Tras dos años largos, seis olas de coronavirus y millones de muertos y varios viajes de ida y vuelta a la anhelada vieja normalidad es inevitable observar y analizar todos aquellos movimientos, decisiones, pronunciamientos, medidas y sentimientos cruzados desde la distancia de, al menos, cierto escepticismo. Incluso pensábamos que el mundo saldría mejor de aquel inmenso reto, pero no ha sido así. Esa percepción era más bien un sueño de los más optimistas pardillos que una posibilidad tangible y duró lo mismo que duraron los aplausos y los reconocimientos al trabajo bien hecho. Muy poco.

Lo que sí se puede observar ahora es que el paso de la pandemia sanitaria dejó el rastro de desolación y altos costes humanos propio de cualquier desastre o catástrofe, y, sobre todo, trasladó como herencia a este presente una creciente realidad de caos social acompañado de cambios profundos en el modelo socioeconómico y político de la mano de la inestabilidad que generó el coronavirus. Cambios que están transformando la convivencia social y también el orden internacional en todos sus ámbitos. De la diplomacia y el diálogo se ha pasado a la imposición y la amenaza. La inestabilidad política, el auge de los discursos belicistas al compás de unos tambores de guerra que cada vez suenan más fuerte y la amenaza de una guerra comercial mundial que arrastre a una gran crisis económica son síntomas de todo ello.

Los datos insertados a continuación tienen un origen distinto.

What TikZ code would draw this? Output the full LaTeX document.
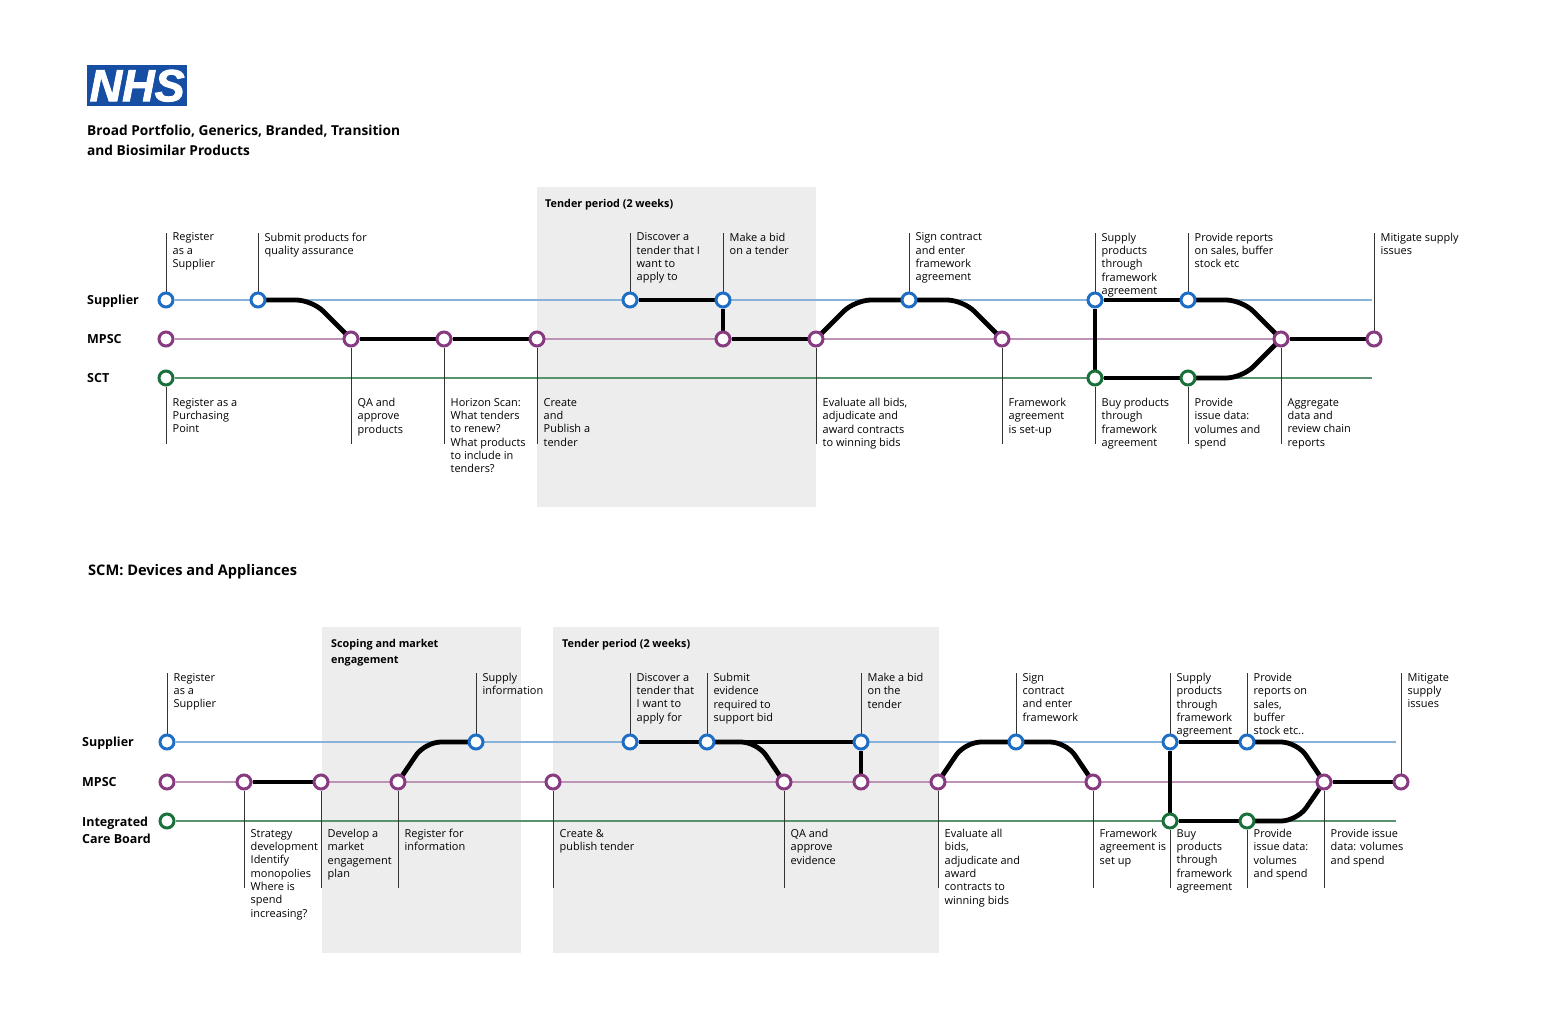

Una sociedad confusa ante la sucesión de grandes transformaciones que se van imponiendo en nuestras vidas sin que apenas percibamos de dónde llegan y hacia dónde nos llevan. Lo cierto es que aquellos dos años modificaron nuestro modelo cultural y social. Nada ha sido igual. Irrumpieron en el debate público las nuevas perspectivas reaccionarias con los antivacunas y todo tipo de negacionismos delirantes y ahora ocupan buena parte del espacio ideológico con un modelo autoritario de base en el que las ideas más estúpidas y surrealistas de la historia de la Humanidad se están imponiendo en parte de la sociedad. Las mínimas reglas de juego han quedado destrozadas en el genocidio de Palestina o en la invasión de Ucrania. Ni el Derecho Internacional, ni los Derechos Humanos parecen tener ya validez alguna.

Los aranceles de Trump dejan en agua de borrajas las bases de eso que se denomina libre comercio. La economía productiva de bienes y servicios que genere riqueza y cohesión social se ha sustituido por el capitalismo financiero, la desregulación y el chantaje fiscal salvaje que sólo buscan el máximo beneficio y el vaciado de las arcas públicas y de los bienes comunes para entregar su valor a bolsillos privados. El capitalismo devorando al capitalismo, si eso es posible, y a la humanidad.